CINA goal is to keep kids safe

When children are involved in a family situation where they could possibly be removed from their home, a special court proceeding is held to find what the child needs to be safe.

A child in need of assistance action, which is handled by the Webster County attorney’s office, is started once the Iowa Department of Human Services learns of a child that is not in good living conditions.

“We’re usually informed of a situation where juvenile court needs to be involved,” said Jordan Brackey, assistant Webster County attorney. “We file a notice of child in need of assistance petition, which brings it before a judge for a hearing on that issue.”

Different criteria can lead to a CINA action being filed, including parents who are unavailable or those who are suffering from substance abuse issues.

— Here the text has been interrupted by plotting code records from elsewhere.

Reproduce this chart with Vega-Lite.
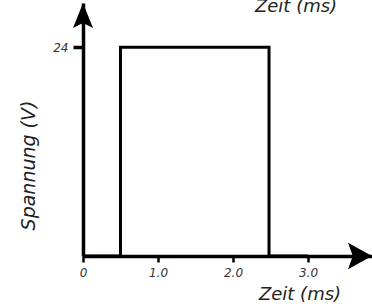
{
  "$schema": "https://vega.github.io/schema/vega-lite/v6.json",
  "width": 289,
  "height": 253,
  "autosize": {"type": "none"},
  "padding": {"left": 83, "top": 3, "right": 0, "bottom": 51},
  "datasets": {
    "signal": [
      {"i": 1, "t": 0, "v": 0},
      {"i": 2, "t": 0.5, "v": 0},
      {"i": 3, "t": 0.5, "v": 24},
      {"i": 4, "t": 2.48, "v": 24},
      {"i": 5, "t": 2.48, "v": 0},
      {"i": 6, "t": 3.0, "v": 0}
    ],
    "one": [{"label": "Zeit (ms)"}]
  },
  "layer": [
    {
      "data": {"name": "signal"},
      "mark": {"type": "line", "color": "#000000", "strokeWidth": 3, "strokeJoin": "miter", "strokeCap": "butt"},
      "encoding": {
        "x": {
          "field": "t", "type": "quantitative",
          "scale": {"domain": [0, 3.853], "nice": false, "zero": false},
          "axis": {
            "values": [0, 1, 2, 3],
            "labelExpr": "datum.value == 0 ? '0' : format(datum.value, '.1f')",
            "title": "Zeit (ms)",
            "titleX": 216.5, "titleY": 43, "titleAlign": "center", "titleBaseline": "alphabetic",
            "titleFontSize": 18,
            "tickSize": 6, "tickWidth": 2.5, "labelPadding": 5
          }
        },
        "y": {
          "field": "v", "type": "quantitative",
          "scale": {"domain": [0, 29.1], "nice": false, "zero": false},
          "axis": {
            "values": [24], "format": "d",
            "title": "Spannung (V)",
            "titleX": -49, "titleY": 162, "titleAlign": "center", "titleBaseline": "alphabetic", "titleAngle": -90,
            "titleFontSize": 19,
            "tickSize": 10, "tickWidth": 3.5, "labelPadding": 5
          }
        },
        "order": {"field": "i"}
      }
    },
    {
      "data": {"name": "one"},
      "mark": {"type": "point", "shape": "M0,0L-0.4,1L0,0.8L0.4,1Z", "filled": true, "size": 2500, "color": "#000000", "opacity": 1, "strokeWidth": 0},
      "encoding": {
        "x": {"datum": 0},
        "y": {"datum": 29.1}
      }
    },
    {
      "data": {"name": "one"},
      "mark": {"type": "point", "shape": "M0,0L-1,-0.55L-0.8,0L-1,0.55Z", "filled": true, "size": 2304, "color": "#000000", "opacity": 1, "strokeWidth": 0},
      "encoding": {
        "x": {"datum": 3.853},
        "y": {"datum": 0}
      }
    },
    {
      "data": {"name": "one"},
      "mark": {"type": "text", "font": "DejaVu Sans", "fontStyle": "italic", "fontSize": 18, "align": "center", "baseline": "alphabetic", "color": "#222222"},
      "encoding": {
        "text": {"field": "label"},
        "x": {"datum": 2.84},
        "y": {"datum": 28.1}
      }
    }
  ],
  "config": {
    "view": {"stroke": null},
    "font": "DejaVu Sans",
    "axis": {
      "grid": false,
      "domainColor": "#000000",
      "domainWidth": 3.5,
      "tickColor": "#000000",
      "labelFont": "DejaVu Sans",
      "labelFontStyle": "italic",
      "labelFontSize": 12,
      "labelColor": "#333333",
      "labelFlush": false,
      "labelOverlap": false,
      "titleFont": "DejaVu Sans",
      "titleFontStyle": "italic",
      "titleFontWeight": "normal",
      "titleColor": "#222222"
    }
  }
}
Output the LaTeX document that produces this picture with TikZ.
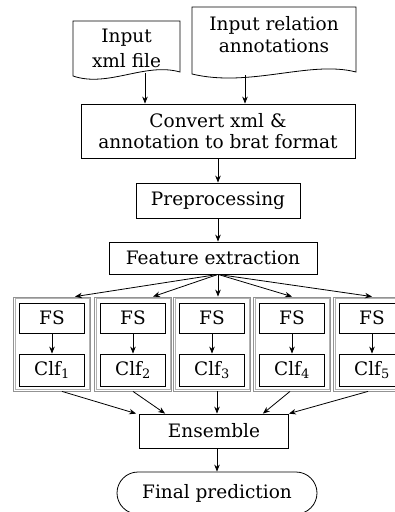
\documentclass[tikz,border=0pt]{standalone}
\usepackage{fontspec}
\setmainfont{DejaVu Serif}
\usetikzlibrary{arrows.meta,shapes.misc,calc}

\newcommand{\flowfont}{\fontsize{18.5}{21}\selectfont}

\begin{document}
\begin{tikzpicture}[x=1pt,y=-1pt,
  box/.style={draw, line width=0.8pt, inner sep=0pt, align=center, font=\flowfont},
  txt/.style={inner sep=0pt, align=center, font=\flowfont},
  grp/.style={draw=gray!85, line width=0.8pt, inner sep=0pt,
              minimum width=77pt, minimum height=94pt},
  grpin/.style={draw=gray!60, line width=0.6pt},
  fsbox/.style={box, minimum width=65pt, minimum height=30pt},
  clfbox/.style={box, minimum width=65pt, minimum height=32pt},
  arr/.style={-{Stealth[length=7pt,width=5.5pt]}, line width=0.8pt},
  term/.style={box, rounded rectangle, minimum width=200pt, minimum height=42pt}
]
\useasboundingbox (0,0) rectangle (395,512);

% input documents
\draw[line width=0.8pt] (73,21) -- (180,21) -- (180,72)
  .. controls (145,62) and (108,88) .. (73,76) -- cycle;
\node[txt, font=\fontsize{18.5}{25}\selectfont] (d1) at (126.5,48) {Input\\xml file};
\coordinate (d1out) at (145,73);

\draw[line width=0.8pt] (192,7) -- (356,7) -- (356,72)
  .. controls (310,60) and (250,88) .. (192,74) -- cycle;
\node[txt, font=\fontsize{18.5}{22}\selectfont] (d2) at (274,35) {Input relation\\annotations};
\coordinate (d2out) at (245,75);

% main pipeline
\node[box, minimum width=274pt, minimum height=54pt] (conv) at (218,131) {Convert xml \&\\annotation to brat format};
\node[box, minimum width=164pt, minimum height=35pt] (pre) at (218,200.5) {Preprocessing};
\node[box, minimum width=208pt, minimum height=32pt] (fe) at (213,258) {Feature extraction};

\draw[arr] (d1out) -- (d1out |- conv.north);
\draw[arr] (d2out) -- (d2out |- conv.north);
\draw[arr] (conv.south) -- (pre.north);
\draw[arr] (pre.south) -- (pre.south |- fe.north);

% feature selection + classifier groups
\foreach \i/\cx in {1/52,2/133,3/212,4/292,5/372}{
  \node[grp] (g\i) at (\cx,344) {};
  \draw[grpin] ([xshift=2pt,yshift=-2pt]g\i.north west) rectangle ([xshift=-2pt,yshift=2pt]g\i.south east);
  \node[fsbox] (fs\i) at (\cx,318) {FS};
  \node[clfbox] (clf\i) at (\cx,370) {Clf\textsubscript{\i}};
  \draw[arr] (fs\i.south) -- (clf\i.north);
}

\coordinate (fesplit) at ([xshift=5pt]fe.south);
\draw[arr] (fesplit) -- ([xshift=23pt]g1.north);
\draw[arr] (fesplit) -- ([xshift=20pt]g2.north);
\draw[arr] (fesplit) -- ([xshift=6pt]g3.north);
\draw[arr] (fesplit) -- (g4.north);
\draw[arr] (fesplit) -- (g5.north);

% ensemble and output
\node[box, minimum width=149pt, minimum height=34pt] (ens) at (214,431) {Ensemble};
\node[term] (final) at (217,493) {Final prediction};

\draw[arr] ([xshift=10pt]g1.south) -- ([xshift=-3pt]ens.north west);
\draw[arr] (g2.south) -- ([xshift=26pt]ens.north west);
\draw[arr] ([xshift=5pt]g3.south) -- ([xshift=3pt]ens.north);
\draw[arr] ([xshift=-2pt]g4.south) -- ([xshift=-26pt]ens.north east);
\draw[arr] ([xshift=-4pt]g5.south) -- (ens.north east);
\draw[arr] ([xshift=3pt]ens.south) -- ([xshift=3pt]ens.south |- final.north);
\end{tikzpicture}
\end{document}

“There are specifically delineated causes that would lead to a child in need of assistance action,” Brackey said. “If it fits the right criteria and the Department of Human Services believes it’s appropriate, we will file a motion saying a child needs assistance.”

From there, the court works to determine what needs to be done to get the child assistance.

“It can be something like providing advice to the parents or providing respite care, or it can get to the point where the child is removed from the home due to safety concerns,” he said. “It’s pretty specific on the needs of the child.”

Because of that, Brackey said each CINA action is handled depending on what is needed for the child that’s involved.

Age is another factor that determines the length of the proceedings.

“We have a permanency timeline that depends on the age of the child,” Brackey said. “If a child is young, we have six months, and if they’re older we have a year. By the end of that time frame, we want to have some sort of a solution for permanency.”

Although the court tries to keep families together, sometimes the child will have to be removed from the home.

“We have children that need to be placed out of the home until they turn 18,” Brackey said. “Luckily, that’s a rarity.”

That decision will only be made if every other option hasn’t worked, he said.

“We try to reunify the children with their parents. It’s all dependent on the child. Some need out-of-home care and, unfortunately, sometimes we need to terminate parental rights. We want a permanent solution to where we feel the child is safe and doesn’t require the services of the Department of Human Services anymore.”

Multiple people work together in Webster County to find the best results for the children, Brackey said.

“We’re very fortunate in this county in that we have very good Department of Human Services workers and a good juvenile court judge in Judge (Angela) Doyle,” Brackey said. “We try to work as best as we can with the other members of the bar to find a good solution for the children.”